What is the number of one-to-one functions f from the set {1, 2, . . . , n} to the set {1, 2, . . . , 2n − 1} so that f(x) $\neq$ 2x − 1 for all x?
If we take $A_{i}$ to be a set of one-to one functions so f(x) = 2x − 1
$A_{1} \cup A_{2} \cup A_{3} .... \cup A_{n}$
is the set of one to functions so f(x)= 2x-1 for some x (complement of our original)
|$A_{i}$| has (2n-2)!
|$A_{i} \cap A_{j} $| has (2n-3)!
|$A_{i} \cap A_{j} \cap A_{k}$| has (2n-4)!
thus
|$A_{i} \cap A_{j} \cap A_{k} ... \cap \ A_{n}$| = (n-1)!
I think I might've done this part wrong, but continuing ...
The total number of one to one functions is $\frac{(2n-1)!}{(n-1)!}$, and so taking what we know we can subtract the following from the total number of functions to get the final answer.
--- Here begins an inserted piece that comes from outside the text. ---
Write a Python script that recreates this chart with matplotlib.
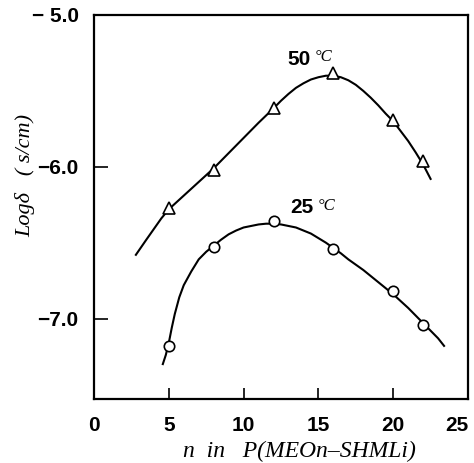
import matplotlib
matplotlib.use("Agg")
import matplotlib.pyplot as plt

# measured points
n_50 = [5, 8, 12, 16, 20, 22]
log_50 = [-6.27, -6.02, -5.61, -5.38, -5.69, -5.96]
n_25 = [5, 8, 12, 16, 20, 22]
log_25 = [-7.18, -6.53, -6.36, -6.54, -6.82, -7.04]

# hand-drawn fit curves
curve_n_50 = [2.8, 3.5, 4.0, 4.5, 5.0, 5.5, 6.0, 6.5, 7.0, 7.5, 8.0, 9.0, 10.0, 11.0, 12.0,
              12.5, 13.0, 13.5, 14.0, 14.5, 15.0, 15.5, 16.0, 16.5, 17.0, 17.5, 18.0, 18.5,
              19.0, 19.5, 20.0, 20.5, 21.0, 21.5, 22.0, 22.5]
curve_log_50 = [-6.58, -6.48, -6.41, -6.34, -6.28, -6.235, -6.19, -6.145, -6.10, -6.055, -6.01, -5.91, -5.81, -5.71, -5.615,
                -5.565, -5.52, -5.48, -5.45, -5.425, -5.41, -5.40, -5.40, -5.41, -5.43, -5.46, -5.50, -5.545,
                -5.595, -5.65, -5.70, -5.765, -5.83, -5.905, -5.985, -6.08]
curve_n_25 = [4.6, 4.8, 5.0, 5.2, 5.4, 5.7, 6.0, 6.5, 7.0, 7.5, 8.0, 8.5, 9.0, 9.5, 10.0, 10.5,
              11.0, 11.5, 12.0, 12.5, 13.0, 13.5, 14.0, 14.5, 15.0, 15.5, 16.0, 16.5, 17.0, 17.5,
              18.0, 18.5, 19.0, 19.5, 20.0, 20.5, 21.0, 21.5, 22.0, 22.5, 23.0, 23.4]
curve_log_25 = [-7.30, -7.24, -7.16, -7.06, -6.97, -6.86, -6.78, -6.69, -6.61, -6.56, -6.52, -6.48, -6.445, -6.42, -6.40, -6.39,
                -6.38, -6.375, -6.375, -6.38, -6.39, -6.40, -6.42, -6.44, -6.47, -6.50, -6.535, -6.57, -6.61, -6.645,
                -6.68, -6.72, -6.76, -6.80, -6.84, -6.885, -6.93, -6.98, -7.03, -7.08, -7.13, -7.18]

x_ticks = [0, 5, 10, 15, 20, 25]
y_ticks = [-5.0, -6.0, -7.0]
y_tick_labels = ["\u2212 5.0", "\u22126.0", "\u22127.0"]

tick_font = ["Liberation Sans Narrow", "Liberation Sans"]

fig = plt.figure(figsize=(4.74, 4.63), dpi=100)
ax = fig.add_axes([94 / 474, 64 / 463, 374 / 474, 384 / 463])

ax.plot(curve_n_50, curve_log_50, color="black", lw=1.5)
ax.plot(curve_n_25, curve_log_25, color="black", lw=1.5)
ax.plot(n_50, log_50, ls="none", marker="^", ms=9, mfc="white", mec="black", mew=1.2)
ax.plot(n_25, log_25, ls="none", marker="o", ms=7.5, mfc="white", mec="black", mew=1.2)

ax.set_xlim(0, 25)
ax.set_ylim(-7.53, -5.0)
ax.set_xticks(x_ticks)
ax.set_yticks(y_ticks)
ax.set_yticklabels(y_tick_labels)
for lab in ax.get_xticklabels() + ax.get_yticklabels():
    lab.set_fontweight("bold")
    lab.set_fontsize(15)
    lab.set_family(tick_font)
ax.get_xticklabels()[-1].set_ha("right")
ax.tick_params(axis="x", direction="in", length=8, width=1.2, pad=12)
ax.tick_params(axis="y", direction="in", length=10, width=1.2, pad=11)
ax.tick_params(top=False, right=False)
for s in ax.spines.values():
    s.set_linewidth(1.6)

ax.text(13.7, -5.29, "50", fontsize=15, fontweight="bold", family=tick_font, ha="center", va="center")
ax.text(15.35, -5.28, "\u00b0C", fontsize=12, family="Liberation Serif", style="italic", ha="center", va="center")
ax.text(13.9, -6.27, "25", fontsize=15, fontweight="bold", family=tick_font, ha="center", va="center")
ax.text(15.55, -6.26, "\u00b0C", fontsize=12, family="Liberation Serif", style="italic", ha="center", va="center")

ax.set_xlabel("n  in   P(MEOn\u2013SHMLi)", family="Liberation Serif", style="italic", fontsize=17)
ax.xaxis.set_label_coords(0.55, -0.11)
ax.set_ylabel("Log\u03b4   ( s/cm)", family="Liberation Serif", style="italic", fontsize=16)
ax.yaxis.set_label_coords(-0.158, 0.583)

fig.savefig("out.png", dpi=100)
$\frac{(2n-1)!}{(n-1)!}$ - $ n \choose 1$ (2n-2)! + $n \choose 2$ (2n-3)! - $n \choose 3$ (2n-4)! + … + $(-1)^{n+1}$ ${n \choose n}^{(n-n)!}$
Now i strongly feel like I have made a mistake, and I'm pretty sure it was in the quote section, I'm really a beginner and so I wasn't sure behind how this works, and went off of my best guess.
This is a good approach but not executed correctly. $|A_i|=\frac {(2n-2)!}{(n-1)!}$ because after you fix $f(i)$ you have $2n-2$ choices for the image of the first element, $2n-3$ for the second, on to $n$ choices for the last one. Similarly $|A_i\cap A_j|=\frac {(2n-3)!}{(n-1)!}$. All your sizes should be divided by $(n-1)!$ because you only have $n$ elements in the domain. Once you do that your expression is the correct implementation of the inclusion-exclusion principle.